Sur ce volet justement, José-Luis Herrero, chef du Bureau du Conseil de l’Europe au Maroc, a mis l’accent sur la nécessité d’élargir les actions de sensibilisation pour pousser à une prise en conscience générale de ce phénomène qui constitue selon lui une atteinte aux droits fondamentaux des filles mineures à choisir leur destin, du moment que la majorité des mariages des mineures sont des mariages forcés organisés sans le consentement des jeunes filles.

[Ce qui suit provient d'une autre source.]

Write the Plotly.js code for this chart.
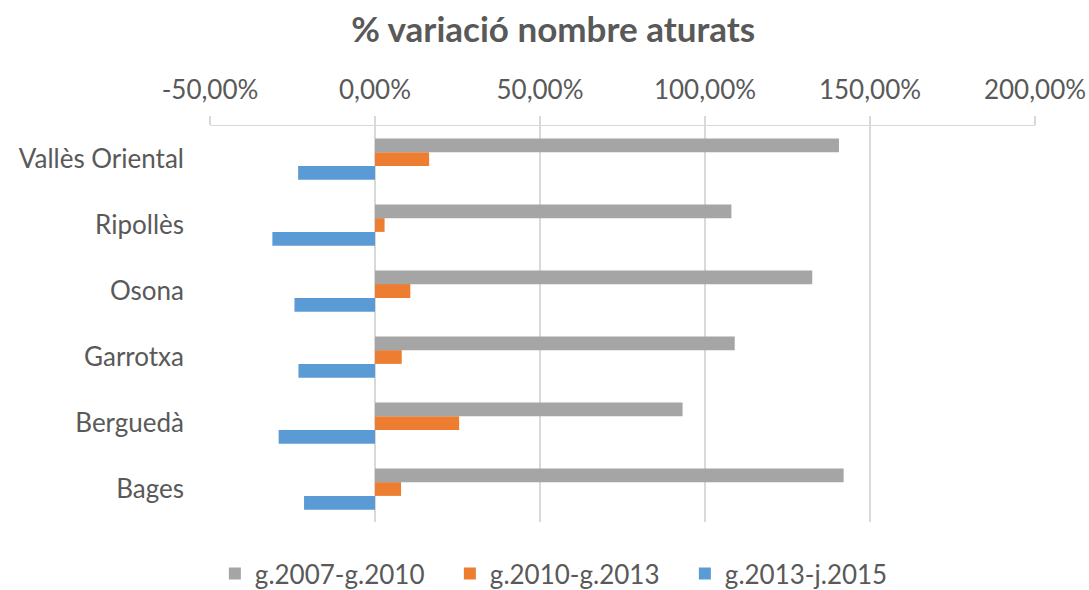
<!DOCTYPE html>
<html>
<head>
<meta charset="utf-8">
<script src="https://cdn.plot.ly/plotly-3.0.1.min.js"></script>
<style>html,body{margin:0;padding:0;background:#fff;}#chart{width:1089px;height:590px;}</style>
</head>
<body>
<div id="chart"></div>
<script>
const comarques = ["Bages", "Berguedà", "Garrotxa", "Osona", "Ripollès", "Vallès Oriental"];
const s2007_2010 = [142.0, 93.2, 109.0, 132.5, 108.0, 140.6];
const s2010_2013 = [7.9, 25.5, 8.1, 10.7, 2.9, 16.4];
const s2013_2015 = [-21.5, -29.2, -23.2, -24.4, -31.1, -23.3];
const seriesNames = ["g.2007-g.2010", "g.2010-g.2013", "g.2013-j.2015"];
const tickVals = [-50, 0, 50, 100, 150, 200];
const tickText = ["-50,00%", "0,00%", "50,00%", "100,00%", "150,00%", "200,00%"];

const FONT = "Lato, 'Open Sans', sans-serif";
const TXT = "#595959";

const traces = [
  {name: seriesNames[2], x: s2013_2015, y: comarques, color: "#5b9bd5"},
  {name: seriesNames[1], x: s2010_2013, y: comarques, color: "#ed7d31"},
  {name: seriesNames[0], x: s2007_2010, y: comarques, color: "#a5a5a5"}
].map(t => ({
  type: "bar", orientation: "h", name: t.name, x: t.x, y: t.y,
  marker: {color: t.color, line: {width: 0}}, hoverinfo: "x+y"
}));

const layout = {
  width: 1089, height: 590,
  margin: {l: 210, r: 54, t: 126, b: 68},
  paper_bgcolor: "#fff", plot_bgcolor: "#fff",
  font: {family: FONT, color: TXT, size: 26},
  title: {text: "<b>% variació nombre aturats</b>", font: {family: FONT, size: 35, color: TXT},
          x: 0.508, xref: "container", xanchor: "center", y: 0.949, yref: "container", yanchor: "middle"},
  barmode: "group", bargap: 0.375, bargroupgap: 0,
  xaxis: {side: "top", range: [-50, 200], tickvals: tickVals, ticktext: tickText,
          showgrid: true, gridcolor: "#d9d9d9", gridwidth: 1.5, zeroline: false,
          showline: true, linecolor: "#d9d9d9", linewidth: 1.5,
          ticks: "outside", ticklen: 9, tickcolor: "#d9d9d9", tickwidth: 1.5,
          ticklabelstandoff: 6, tickfont: {size: 26, color: TXT}, fixedrange: true},
  yaxis: {type: "category", categoryorder: "array", categoryarray: comarques,
          showgrid: false, zeroline: false, showline: false, ticks: "",
          ticklabelstandoff: 25, tickfont: {size: 26, color: TXT}, fixedrange: true},
  showlegend: true,
  legend: {orientation: "h", traceorder: "reversed", xref: "container", x: 0.521, xanchor: "center",
           yref: "container", y: 0.028, yanchor: "middle", font: {size: 26, color: TXT},
           itemwidth: 30, entrywidth: 190, entrywidthmode: "pixels", itemclick: false}
};

Plotly.newPlot("chart", traces, layout, {displayModeBar: false, staticPlot: true});
</script>
</body>
</html>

Philip Holzapfel, chargé d’affaires auprès de la Délégation de l’Union européenne au Maroc, a indiqué pour sa part que le suivi de cette question du mariage des mineures est une priorité du dialogue politique et technique entre le Maroc et l’Union européenne, rappelant dans ce sens que l’UE soutient, dans le cadre de l’appui budgétaire au plan gouvernemental pour l’égalité Mousawat, les actions des différents acteurs qui travaillent à sensibiliser les parties prenantes et à mettre en place des dispositifs législatifs et opérationnels permettant de suivre la situation afin de limiter le phénomène. Il convient de souligner que l’organisation de cette rencontre fait suite à la campagne nationale de sensibilisation lancée par le CNDH à travers ses treize commissions régionales et qui a connu l’organisation de 30 activités auxquels ont pris part plus de 1.000 participants. Ce forum vise ainsi à s’ouvrir sur les dynamiques actives dans ce domaine, dans la perspective d’élaborer un mémorandum sur le mariage des mineures et de lancer la mobilisation autour de celui-ci.